* [SET PROBLEM]
Word for word, copy all the data and drop the pictures.

* [PROVIDED MATERIAL]
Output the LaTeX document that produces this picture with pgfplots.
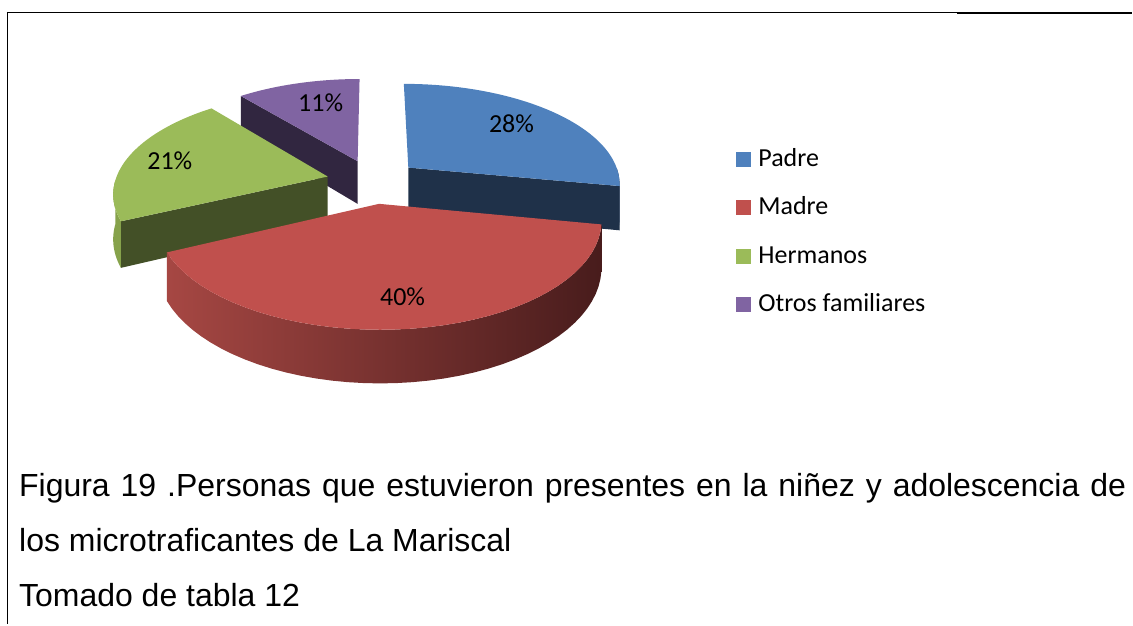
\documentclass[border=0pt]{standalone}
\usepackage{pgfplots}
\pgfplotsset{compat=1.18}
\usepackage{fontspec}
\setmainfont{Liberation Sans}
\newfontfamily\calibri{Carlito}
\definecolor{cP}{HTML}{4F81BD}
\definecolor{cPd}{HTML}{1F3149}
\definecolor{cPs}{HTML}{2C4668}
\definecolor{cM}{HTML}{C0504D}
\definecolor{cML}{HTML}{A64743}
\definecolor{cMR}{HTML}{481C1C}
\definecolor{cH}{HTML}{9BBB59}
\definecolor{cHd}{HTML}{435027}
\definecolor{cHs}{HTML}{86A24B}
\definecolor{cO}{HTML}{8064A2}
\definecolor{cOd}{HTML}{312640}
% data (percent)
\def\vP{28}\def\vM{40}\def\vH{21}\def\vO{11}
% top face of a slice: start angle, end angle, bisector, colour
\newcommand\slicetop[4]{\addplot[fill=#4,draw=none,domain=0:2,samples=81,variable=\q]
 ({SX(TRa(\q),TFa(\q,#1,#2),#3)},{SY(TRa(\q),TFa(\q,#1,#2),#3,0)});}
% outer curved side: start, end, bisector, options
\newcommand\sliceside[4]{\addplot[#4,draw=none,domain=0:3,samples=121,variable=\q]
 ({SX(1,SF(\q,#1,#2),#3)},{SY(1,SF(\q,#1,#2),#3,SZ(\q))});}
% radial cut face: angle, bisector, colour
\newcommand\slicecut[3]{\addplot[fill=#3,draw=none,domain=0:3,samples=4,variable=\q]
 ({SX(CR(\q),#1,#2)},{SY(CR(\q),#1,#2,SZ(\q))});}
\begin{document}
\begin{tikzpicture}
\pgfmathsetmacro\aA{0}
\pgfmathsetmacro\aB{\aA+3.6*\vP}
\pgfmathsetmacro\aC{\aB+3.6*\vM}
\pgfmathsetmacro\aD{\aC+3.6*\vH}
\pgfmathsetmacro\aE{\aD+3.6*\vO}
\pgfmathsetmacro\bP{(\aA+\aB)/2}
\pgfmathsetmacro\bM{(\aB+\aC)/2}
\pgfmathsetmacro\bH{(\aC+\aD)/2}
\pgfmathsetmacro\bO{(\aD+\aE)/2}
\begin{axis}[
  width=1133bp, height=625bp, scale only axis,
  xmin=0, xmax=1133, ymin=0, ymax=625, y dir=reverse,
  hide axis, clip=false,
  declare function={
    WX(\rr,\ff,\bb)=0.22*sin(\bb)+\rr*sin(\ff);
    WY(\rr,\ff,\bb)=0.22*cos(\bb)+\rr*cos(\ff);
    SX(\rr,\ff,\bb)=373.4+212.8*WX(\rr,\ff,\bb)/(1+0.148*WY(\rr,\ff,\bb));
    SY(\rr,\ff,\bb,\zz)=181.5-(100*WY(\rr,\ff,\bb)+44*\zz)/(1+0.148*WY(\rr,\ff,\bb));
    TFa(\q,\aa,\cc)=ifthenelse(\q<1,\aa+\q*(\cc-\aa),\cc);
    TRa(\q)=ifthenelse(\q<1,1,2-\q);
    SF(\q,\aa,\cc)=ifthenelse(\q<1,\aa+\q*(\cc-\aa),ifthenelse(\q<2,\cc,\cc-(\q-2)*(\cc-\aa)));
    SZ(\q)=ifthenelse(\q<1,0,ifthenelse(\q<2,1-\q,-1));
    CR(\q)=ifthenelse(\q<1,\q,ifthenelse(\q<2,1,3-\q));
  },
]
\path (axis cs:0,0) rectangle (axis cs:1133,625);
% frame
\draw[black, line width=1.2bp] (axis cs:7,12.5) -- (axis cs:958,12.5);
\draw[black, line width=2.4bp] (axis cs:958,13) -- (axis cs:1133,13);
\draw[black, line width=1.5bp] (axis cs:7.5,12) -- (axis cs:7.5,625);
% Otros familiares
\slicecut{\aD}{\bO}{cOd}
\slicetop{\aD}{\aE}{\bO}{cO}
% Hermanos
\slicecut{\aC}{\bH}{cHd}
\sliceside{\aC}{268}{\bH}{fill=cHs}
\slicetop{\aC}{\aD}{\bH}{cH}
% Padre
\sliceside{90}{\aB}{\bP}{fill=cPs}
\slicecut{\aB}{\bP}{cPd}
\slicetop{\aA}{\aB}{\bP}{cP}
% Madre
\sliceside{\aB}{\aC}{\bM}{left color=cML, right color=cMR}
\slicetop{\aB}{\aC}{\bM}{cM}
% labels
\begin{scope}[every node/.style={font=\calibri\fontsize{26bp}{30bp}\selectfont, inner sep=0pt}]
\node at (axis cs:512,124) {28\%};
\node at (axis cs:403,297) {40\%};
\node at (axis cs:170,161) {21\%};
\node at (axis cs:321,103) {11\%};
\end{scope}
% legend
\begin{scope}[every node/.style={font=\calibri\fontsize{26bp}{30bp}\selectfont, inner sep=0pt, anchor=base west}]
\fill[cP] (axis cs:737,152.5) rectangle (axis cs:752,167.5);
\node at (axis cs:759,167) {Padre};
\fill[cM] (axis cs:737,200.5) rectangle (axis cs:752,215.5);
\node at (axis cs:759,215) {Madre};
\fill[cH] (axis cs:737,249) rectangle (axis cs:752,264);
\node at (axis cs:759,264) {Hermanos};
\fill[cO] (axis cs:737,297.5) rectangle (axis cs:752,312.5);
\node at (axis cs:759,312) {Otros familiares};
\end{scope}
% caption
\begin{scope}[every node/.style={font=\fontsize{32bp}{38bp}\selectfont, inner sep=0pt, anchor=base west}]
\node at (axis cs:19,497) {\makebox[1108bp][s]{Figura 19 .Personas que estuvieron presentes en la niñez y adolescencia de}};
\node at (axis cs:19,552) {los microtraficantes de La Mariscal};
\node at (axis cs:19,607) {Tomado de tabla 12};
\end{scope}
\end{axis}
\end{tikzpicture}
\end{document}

* [TASK RESULT]
Output the LaTeX document that produces this picture with pgfplots.
\documentclass[border=0pt]{standalone}
\usepackage{pgfplots}
\pgfplotsset{compat=1.18}
\usepackage{fontspec}
\setmainfont{Liberation Sans}
\newfontfamily\calibri{Carlito}
\definecolor{cP}{HTML}{4F81BD}
\definecolor{cPd}{HTML}{1F3149}
\definecolor{cPs}{HTML}{2C4668}
\definecolor{cM}{HTML}{C0504D}
\definecolor{cML}{HTML}{A64743}
\definecolor{cMR}{HTML}{481C1C}
\definecolor{cH}{HTML}{9BBB59}
\definecolor{cHd}{HTML}{435027}
\definecolor{cHs}{HTML}{86A24B}
\definecolor{cO}{HTML}{8064A2}
\definecolor{cOd}{HTML}{312640}
% data (percent)
\def\vP{28}\def\vM{40}\def\vH{21}\def\vO{11}
% top face of a slice: start angle, end angle, bisector, colour
\newcommand\slicetop[4]{\addplot[fill=#4,draw=none,domain=0:2,samples=81,variable=\q]
 ({SX(TRa(\q),TFa(\q,#1,#2),#3)},{SY(TRa(\q),TFa(\q,#1,#2),#3,0)});}
% outer curved side: start, end, bisector, options
\newcommand\sliceside[4]{\addplot[#4,draw=none,domain=0:3,samples=121,variable=\q]
 ({SX(1,SF(\q,#1,#2),#3)},{SY(1,SF(\q,#1,#2),#3,SZ(\q))});}
% radial cut face: angle, bisector, colour
\newcommand\slicecut[3]{\addplot[fill=#3,draw=none,domain=0:3,samples=4,variable=\q]
 ({SX(CR(\q),#1,#2)},{SY(CR(\q),#1,#2,SZ(\q))});}
\begin{document}
\begin{tikzpicture}
\pgfmathsetmacro\aA{0}
\pgfmathsetmacro\aB{\aA+3.6*\vP}
\pgfmathsetmacro\aC{\aB+3.6*\vM}
\pgfmathsetmacro\aD{\aC+3.6*\vH}
\pgfmathsetmacro\aE{\aD+3.6*\vO}
\pgfmathsetmacro\bP{(\aA+\aB)/2}
\pgfmathsetmacro\bM{(\aB+\aC)/2}
\pgfmathsetmacro\bH{(\aC+\aD)/2}
\pgfmathsetmacro\bO{(\aD+\aE)/2}
\begin{axis}[
  width=1133bp, height=625bp, scale only axis,
  xmin=0, xmax=1133, ymin=0, ymax=625, y dir=reverse,
  hide axis, clip=false,
  declare function={
    WX(\rr,\ff,\bb)=0.22*sin(\bb)+\rr*sin(\ff);
    WY(\rr,\ff,\bb)=0.22*cos(\bb)+\rr*cos(\ff);
    SX(\rr,\ff,\bb)=373.4+212.8*WX(\rr,\ff,\bb)/(1+0.148*WY(\rr,\ff,\bb));
    SY(\rr,\ff,\bb,\zz)=181.5-(100*WY(\rr,\ff,\bb)+44*\zz)/(1+0.148*WY(\rr,\ff,\bb));
    TFa(\q,\aa,\cc)=ifthenelse(\q<1,\aa+\q*(\cc-\aa),\cc);
    TRa(\q)=ifthenelse(\q<1,1,2-\q);
    SF(\q,\aa,\cc)=ifthenelse(\q<1,\aa+\q*(\cc-\aa),ifthenelse(\q<2,\cc,\cc-(\q-2)*(\cc-\aa)));
    SZ(\q)=ifthenelse(\q<1,0,ifthenelse(\q<2,1-\q,-1));
    CR(\q)=ifthenelse(\q<1,\q,ifthenelse(\q<2,1,3-\q));
  },
]
\path (axis cs:0,0) rectangle (axis cs:1133,625);
% frame
\draw[black, line width=1.2bp] (axis cs:7,12.5) -- (axis cs:958,12.5);
\draw[black, line width=2.4bp] (axis cs:958,13) -- (axis cs:1133,13);
\draw[black, line width=1.5bp] (axis cs:7.5,12) -- (axis cs:7.5,625);
% Otros familiares
\slicecut{\aD}{\bO}{cOd}
\slicetop{\aD}{\aE}{\bO}{cO}
% Hermanos
\slicecut{\aC}{\bH}{cHd}
\sliceside{\aC}{268}{\bH}{fill=cHs}
\slicetop{\aC}{\aD}{\bH}{cH}
% Padre
\sliceside{90}{\aB}{\bP}{fill=cPs}
\slicecut{\aB}{\bP}{cPd}
\slicetop{\aA}{\aB}{\bP}{cP}
% Madre
\sliceside{\aB}{\aC}{\bM}{left color=cML, right color=cMR}
\slicetop{\aB}{\aC}{\bM}{cM}
% labels
\begin{scope}[every node/.style={font=\calibri\fontsize{26bp}{30bp}\selectfont, inner sep=0pt}]
\node at (axis cs:512,124) {28\%};
\node at (axis cs:403,297) {40\%};
\node at (axis cs:170,161) {21\%};
\node at (axis cs:321,103) {11\%};
\end{scope}
% legend
\begin{scope}[every node/.style={font=\calibri\fontsize{26bp}{30bp}\selectfont, inner sep=0pt, anchor=base west}]
\fill[cP] (axis cs:737,152.5) rectangle (axis cs:752,167.5);
\node at (axis cs:759,167) {Padre};
\fill[cM] (axis cs:737,200.5) rectangle (axis cs:752,215.5);
\node at (axis cs:759,215) {Madre};
\fill[cH] (axis cs:737,249) rectangle (axis cs:752,264);
\node at (axis cs:759,264) {Hermanos};
\fill[cO] (axis cs:737,297.5) rectangle (axis cs:752,312.5);
\node at (axis cs:759,312) {Otros familiares};
\end{scope}
% caption
\begin{scope}[every node/.style={font=\fontsize{32bp}{38bp}\selectfont, inner sep=0pt, anchor=base west}]
\node at (axis cs:19,497) {\makebox[1108bp][s]{Figura 19 .Personas que estuvieron presentes en la niñez y adolescencia de}};
\node at (axis cs:19,552) {los microtraficantes de La Mariscal};
\node at (axis cs:19,607) {Tomado de tabla 12};
\end{scope}
\end{axis}
\end{tikzpicture}
\end{document}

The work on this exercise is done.